HOP is a musical connection visualizer for Scylfe, developed in collaboration with RTMKR. Its core principle: to take collaborations between artists—those moments where two distinct musical worlds collide for a single track—and transform them into an interactive, explorable, and dynamic map. Behind a deliberately minimalist interface lies a technical architecture designed for simplicity, speed, and scalability.
The central idea of HOP is that each collaboration creates a measurable link between two artists. These links, aggregated across an entire discography, form a network. And this network, visualized as a graph, reveals structures invisible to the ear: the pivots between scenes, the bridging artists, the stylistic clusters.
HOP offers three modes for exploring this network. The Explorer displays the interactive graph of an artist and their collaborators. The Chain automatically links collaborations one after another, like channel surfing guided by real-world connections. The Index allows alphabetical navigation to any artist in the database.
The first major question was storage. A relational database (MySQL, PostgreSQL) would have been the natural choice for managing relationships between entities. We deliberately ruled out this option for three reasons.
A flat-file project is deployed by copying files. No database server to configure, no migrations to manage, no credentials to secure. The entire project—data included—fits in a single folder. This is a tangible advantage for maintenance, backups, and hosting migrations.

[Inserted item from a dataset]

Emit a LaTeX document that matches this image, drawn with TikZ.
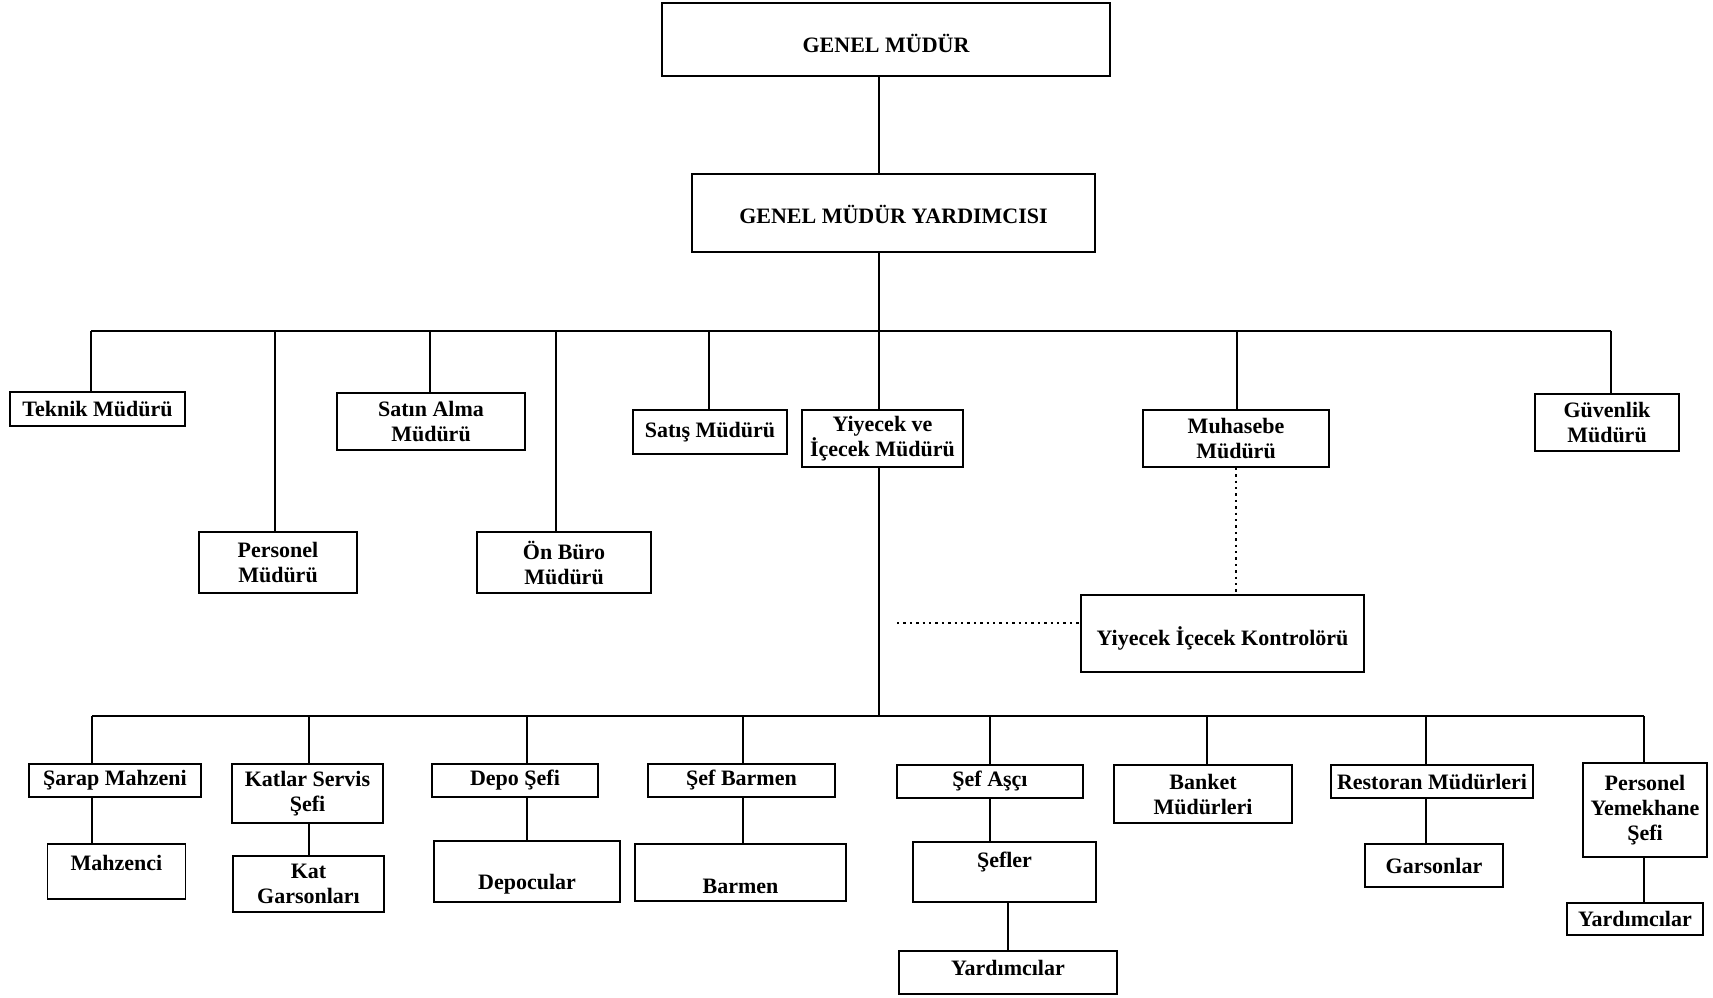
\documentclass[tikz,border=0pt]{standalone}
\usepackage{fontspec}
\setmainfont{Liberation Serif}
\usepackage{tikz}
\usetikzlibrary{calc,positioning}

\begin{document}
\begin{tikzpicture}[x=0.5pt,y=-0.5pt]

\tikzset{kutu/.style 2 args={draw,line width=0.8pt,inner sep=0pt,align=center,font=\bfseries\fontsize{11}{12.5}\selectfont,minimum width=#1,minimum height=#2},
baglanti/.style={line width=0.8pt},
noktali/.style={line width=0.8pt,dash pattern=on 1.2pt off 2pt}}

\useasboundingbox (0,0) rectangle (1713,997);

% Top
\node[kutu={224pt}{36.5pt},text height=13pt] (gm) at (886,39.5) {GENEL MÜDÜR};
\node[kutu={201.5pt}{39pt},text height=11pt] (gmy) at (893.5,213) {GENEL MÜDÜR YARDIMCISI};

% first level
\node[kutu={87.5pt}{17pt}] (teknik) at (97.5,409) {Teknik Müdürü};
\node[kutu={79pt}{30.5pt}] (personel) at (278,562.5) {Personel\\Müdürü};
\node[kutu={94pt}{28.5pt}] (satin) at (431,421.5) {Satın Alma\\Müdürü};
\node[kutu={87pt}{30.5pt}] (onburo) at (564,562.5) {Ön Büro\\Müdürü};
\node[kutu={77pt}{22pt}] (satis) at (710,432) {Satış Müdürü};
\node[kutu={80.5pt}{28.5pt}] (yiyecek) at (882.5,438.5) {Yiyecek ve\\İçecek Müdürü};
\node[kutu={93pt}{28.5pt}] (muhasebe) at (1236,438.5) {Muhasebe\\Müdürü};
\node[kutu={72pt}{28.5pt}] (guvenlik) at (1607,422.5) {Güvenlik\\Müdürü};
\node[kutu={141.5pt}{38.5pt},text height=14.5pt] (kontrol) at (1222.5,633.5) {Yiyecek İçecek Kontrolörü};

% second level
\node[kutu={86pt}{16.5pt}] (sarap) at (115,780.5) {Şarap Mahzeni};
\node[kutu={69pt}{27.5pt},text depth=9pt] (mahzenci) at (116.5,871.5) {Mahzenci};
\node[kutu={75.5pt}{29.5pt}] (katlar) at (307.5,793.5) {Katlar Servis\\Şefi};
\node[kutu={75.5pt}{28pt}] (katgarson) at (308.5,884) {Kat\\Garsonları};
\node[kutu={83pt}{16.5pt}] (depo) at (515,780.5) {Depo Şefi};
\node[kutu={93pt}{30.5pt},text height=20.5pt] (depocular) at (527,871.5) {Depocular};
\node[kutu={93.5pt}{16.5pt}] (sefbarmen) at (741.5,780.5) {Şef Barmen};
\node[kutu={105.5pt}{28.5pt},text height=21pt] (barmen) at (740.5,872.5) {Barmen};
\node[kutu={93pt}{16.5pt}] (sefasci) at (990,781.5) {Şef Aşçı};
\node[kutu={91.5pt}{30pt},text depth=12pt] (sefler) at (1004.5,872) {Şefler};
\node[kutu={109pt}{21.5pt},text depth=4.5pt] (yardimci1) at (1008,972.5) {Yardımcılar};
\node[kutu={89pt}{29pt}] (banket) at (1203,794) {Banket\\Müdürleri};
\node[kutu={101pt}{16.5pt}] (restoran) at (1432,781.5) {Restoran Müdürleri};
\node[kutu={69pt}{21.5pt}] (garsonlar) at (1434,865.5) {Garsonlar};
\node[kutu={62pt}{47pt}] (peryem) at (1645,810) {Personel\\Yemekhane\\Şefi};
\node[kutu={68pt}{16pt}] (yardimci2) at (1635,919) {Yardımcılar};

% drop points on the bars
\coordinate (spine) at (879,0);
\foreach \n/\x in {teknik/91,personel/275,satin/430,onburo/556,satis/709,muhasebe/1237,guvenlik/1611} \coordinate (\n-top) at (\x,331);
\foreach \n/\x in {sarap/92,katlar/309,depo/527,sefbarmen/743,sefasci/990,banket/1207,restoran/1426,peryem/1644} \coordinate (\n-top) at (\x,716);

% Edges
\draw[baglanti] (gm.south -| spine) -- (gmy.north -| spine);
\draw[baglanti] (gmy.south -| spine) -- (yiyecek.north -| spine);
\draw[baglanti] (yiyecek.south -| spine) -- (spine |- sarap-top);
\draw[baglanti] (teknik-top) -- (guvenlik-top); \draw[baglanti] (sarap-top) -- (peryem-top);
\foreach \n in {teknik,personel,satin,onburo,satis,muhasebe,guvenlik} \draw[baglanti] (\n-top) -- (\n.north -| \n-top);
\foreach \n/\c in {sarap/mahzenci,katlar/katgarson,depo/depocular,sefbarmen/barmen,sefasci/sefler,banket/banket,restoran/garsonlar,peryem/yardimci2} {
  \draw[baglanti] (\n-top) -- (\n.north -| \n-top);
  \ifx\n\c\else\draw[baglanti] (\n.south -| \n-top) -- (\c.north -| \n-top);\fi
}
\draw[baglanti] (sefler.south -| yardimci1.north) -- (yardimci1.north);

% dotted links
\coordinate (kesik) at (897,623);
\draw[noktali] (muhasebe.south) -- (muhasebe.south |- kontrol.north);
\draw[noktali] (kesik) -- (kesik -| kontrol.west);

\end{tikzpicture}
\end{document}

Data that changes little and often in batches
The featured artists don’t update in real time. HOP’s database evolves through occasional additions—new artists, new collaborations—rather than continuous modifications. This batch writing pattern is precisely what flat files excel at: you update the CSV files, regenerate the cache, and that’s it.
Rather than querying a database with each request, HOP compiles all the data into a single JSON file at the time of the update. Reads are then simple file accesses—virtually instantaneous, without an internal network connection, and without SQL queries to parse.
HOP: From raw data to interactive graph
- CSVs as a source of truth : Each CSV file contains lines in the format: artist, partner, title, album, link, details. An artist can appear in multiple files. The structure is intentionally simple to facilitate manual or scripted contributions and updates.
- Compilation to cache.json : Every time a CSV file is modified, the caching engine recompiles all the data. The logic is symmetrical: if A collaborated with B, then B also appears in A’s connections. This symmetry is calculated at compile time, not read time, which avoids any redundancy in the source CSVs.
- The cache is intelligently invalidated : a comparison of the timestamps between the CSVs and the cache.json file determines whether recompilation is necessary. If the cache is more recent than all the CSVs, it is served directly.
- The local API : The cache.json file is exposed via a minimal PHP endpoint that supports two actions: listing all artists and the connections of a given artist. Server-side PHP pages read the cache directly from disk—without any HTTP round trips. Only the browser uses the API for dynamic graph expansions.
The viewer: a force-directed graph on HTML5 canvas
The Explorer is the most complex component of HOP. It relies on a force-directed graph drawn on an HTML5 canvas element, without any external visualization libraries. Everything—physics, rendering, interactions—is written in native JavaScript.
- Physical simulation : Each node is subject to three forces: a repulsion between all nodes (to avoid overlaps), an attraction along the edges (to group nearby collaborators), and a slight attraction toward the center (to keep the graph readable). These forces are calculated every frame for the first 400 iterations, after which the graph stabilizes.
- Adaptive rendering : The size of each node is proportional to its degree—the number of connections. The color ranges from light gray (few features) to black (many). The central node is always black and slightly larger. This visual scale allows for the instant identification of key artists within the network.
- User journey mapping : Each clicked node is added to a navigation path. This path is drawn over the graph: in olive green if a real connection exists between two consecutive steps, in burgundy if the user has jumped to an artist without a direct link. This provides an immediate way to distinguish coherent traversals from free explorations.
- Gradual expansion : The graph doesn’t load everything at once. It starts with the connections of the central node, then expands on demand: clicking on a node triggers the fetching of its own connections, which are dynamically integrated into the existing graph. The new positions are initialized around the parent node and stabilize through physical simulation.
The Chain: a passive, data-driven experience
The Chain is HOP’s simplest mode, but no less interesting. It selects an eligible artist (with at least three distinct partners), chooses a random feature from those not yet played in the session, displays the track, and moves on to the next artist after a configurable delay.
The session is managed server-side via PHP sessions. The page automatically reloads using a meta refresh tag—a deliberately simple choice, without WebSockets or JavaScript polling. The server is stateless between reloads: all the context is contained within the session.
The chain ends when all available features for the current artist have already been played, or when it loops back to the starting artist. A new chain then starts from a random artist.
HOP is designed to be generic. The data structure—artist, partner, track, album, link—doesn’t presuppose any musical genre. Adding a new scene is as simple as placing new CSV files in the source folder and regenerating the cache. No migration, no schema to modify.
The goal is to gradually expand the database to other genres and languages, while maintaining the same interface and philosophy: no algorithms, no opaque recommendations—just real connections, made visible.